A many-layered narrative unfolds to tell the tragic story of the clash of civilizations.
"Those who can't learn to appreciate the world's differences won't make it. They'll die."This was Games of Thrones, meets Breaking Bad, with engaging, graphic and enlightening prose. The book consists of snapshots into a slew of diverse and broken characters, who realize how ruthless life can be. This is dense and long (763 pg's the longest novel I've read), but that didn't diminish the wonderful experience of reading this book. At the core of this is the idea being reinforced over and over again that we must remember and know the history of our people. In America Native American history in school isn't taught and Christopher Columbus continues to be regarded as a hero. This book is a a step in the right direction, because it starts the conversation with the unflinching truth about the Native American genocide.
Alot of criticism of this novel talks about homosexual characters being portrayed as evil. But at I was reading I thought that was a unfair characterization. Every character was more nuanced than good or evil. There were some graphic and disturbing scenes which involved rape and molestation, but the author clearly wants you to be uncomfortable. The point is that your comfort is taken away, so you can better relate to the turmoil and ugliness described in the novel.
There is wonderful insights and thoughts that challenge the reader to look at things they may be used to turning away from. The spiritual connection that has been lost to the earth is a reoccurring theme, but did not come off as preachy at all. Religion is used to manipulate and profit. Characters are betrayed, lost and grasping for hope where they can. I was emotionally reminded of things that this book didn't directly address, but the intimacy described is relateable for everyone.

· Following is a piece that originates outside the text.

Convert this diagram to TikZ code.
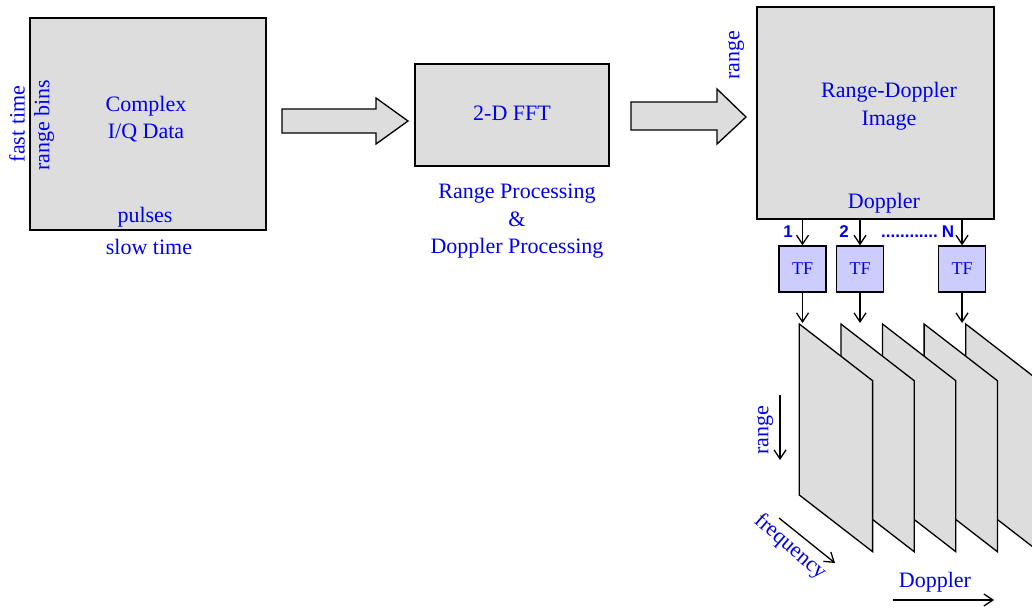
\documentclass[tikz,border=0pt]{standalone}
\usepackage{fontspec}
\setmainfont{Liberation Serif}
\newfontfamily\chanfont{Liberation Sans}
\usetikzlibrary{arrows.meta,positioning}
\definecolor{boxgray}{HTML}{DDDDDD}
\definecolor{tfblue}{HTML}{CCCCFF}
\definecolor{labelblue}{HTML}{0000F0}
\tikzset{
  data box/.style={draw,line width=1.8pt,fill=boxgray,inner sep=0pt},
  tf box/.style={draw,line width=1.3pt,fill=tfblue,minimum width=47pt,minimum height=46pt,inner sep=0pt,text=labelblue,font=\fontsize{18}{20}\selectfont},
  blue text/.style={text=labelblue,font=\fontsize{22}{26.5}\selectfont,align=center,inner sep=0pt},
  wide lines/.style={font=\fontsize{22}{27.5}\selectfont},
  chan label/.style={text=labelblue,font=\chanfont\bfseries\fontsize{17}{20}\selectfont,inner sep=0pt,anchor=base},
  fat arrow/.style={draw,line width=1.3pt,fill=boxgray,line join=miter},
  plane face/.style={draw,line width=1.3pt,fill=boxgray,line join=miter},
  thin arrow/.style={-{Straight Barb[length=9pt,width=12pt]},line width=1.3pt},
}

\begin{document}
\begin{tikzpicture}[x=1pt,y=-1pt]
  \useasboundingbox (0,0) rectangle (1032,610);
  % raw data cube
  \node[data box,minimum width=236pt,minimum height=212pt] (iq) at (148,124) {};
  \node[blue text] (iqtxt) at (146,119) {Complex\\I/Q Data};
  \node[blue text,rotate=90] (fast) at (17,124) {fast time};
  \node[blue text,rotate=90] (bins) at (44,125) {range bins};
  \node[blue text,anchor=base] (pulses) at (145,222.5) {pulses};
  \node[blue text,anchor=base] (slow) at (149,254.5) {slow time};

  % 2-D FFT
  \draw[fat arrow] (282,109) -- (376,109) -- (376,98) -- (408,121)
    -- (376,144) -- (376,133) -- (282,133) -- cycle;
  \node[data box,minimum width=194pt,minimum height=102pt] (fft) at (512,115) {};
  \node[blue text,anchor=base] (ffttxt) at (512,120) {2-D FFT};
  \node[blue text,wide lines] (proc) at (517,221.5) {Range Processing\\\&\\Doppler Processing};

  % range-Doppler image
  \draw[fat arrow] (631,102) -- (717,102) -- (717,89) -- (746,117)
    -- (717,144) -- (717,130) -- (631,130) -- cycle;
  \node[data box,minimum width=237pt,minimum height=212pt] (rd) at (875.5,113) {};
  \node[blue text,wide lines] (rdtxt) at (889,106) {Range-Doppler\\Image};
  \node[blue text,rotate=90] (rng) at (736,55) {range};
  \node[blue text,anchor=base] (dop) at (884,208) {Doppler};

  % time-frequency transforms
  \coordinate (toprow) at (0,323);
  \foreach \i/\x in {1/802.5,2/860,3/962}{
    \node[tf box] (tf\i) at (\x,269) {TF};
    \draw[thin arrow] (tf\i.north |- rd.south) -- (tf\i.north);
    \draw[thin arrow] (tf\i.south) -- (tf\i.south |- toprow);
  }
  \node[chan label] (c1) at (788,237.5) {1};
  \node[chan label] (c2) at (844,237.5) {2};
  \node[chan label] (cdots) at (909.5,237.5) {............};
  \node[chan label] (cn) at (948,237.5) {N};

  % stack of range-frequency planes, back to front
  \foreach \k in {4,3,2,1,0}{
    \draw[plane face] ({799.3+41.6*\k},324) -- ({872.6+41.6*\k},380.7)
      -- ({872.6+41.6*\k},551.7) -- ({799.3+41.6*\k},495) -- cycle;
  }

  % axes of the stack
  \coordinate (rngA) at (780,395);
  \coordinate (rngB) at (780,460);
  \draw[thin arrow] (rngA) -- (rngB);
  \node[blue text,rotate=90] (rnglbl) at (765,430) {range};
  \coordinate (frqA) at (779,518);
  \coordinate (frqB) at (835,563);
  \draw[thin arrow] (frqA) -- (frqB);
  \node[blue text,rotate=-41] (frqlbl) at (790,547) {frequency};
  \coordinate (dopA) at (893,600);
  \coordinate (dopB) at (994,600);
  \draw[thin arrow] (dopA) -- (dopB);
  \node[blue text,anchor=base] (doplbl) at (935,587.3) {Doppler};
\end{tikzpicture}
\end{document}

"The ancestors had called Europeans the 'orphan people' and had noted that as with orphans taken in by selfish or coldhearted clanspeople, Few Europeans remained whole."I would recommend this book to anyone who wants to experience an educational, engaging, and powerful glimpse into a different culture. My book club, didn't finish the book when we met on account of the length, but we all took memorable and important lessons from it. The ending seems unfinished, but it's not. This book makes you recognize and experience the power of stories, and made me immensely grateful.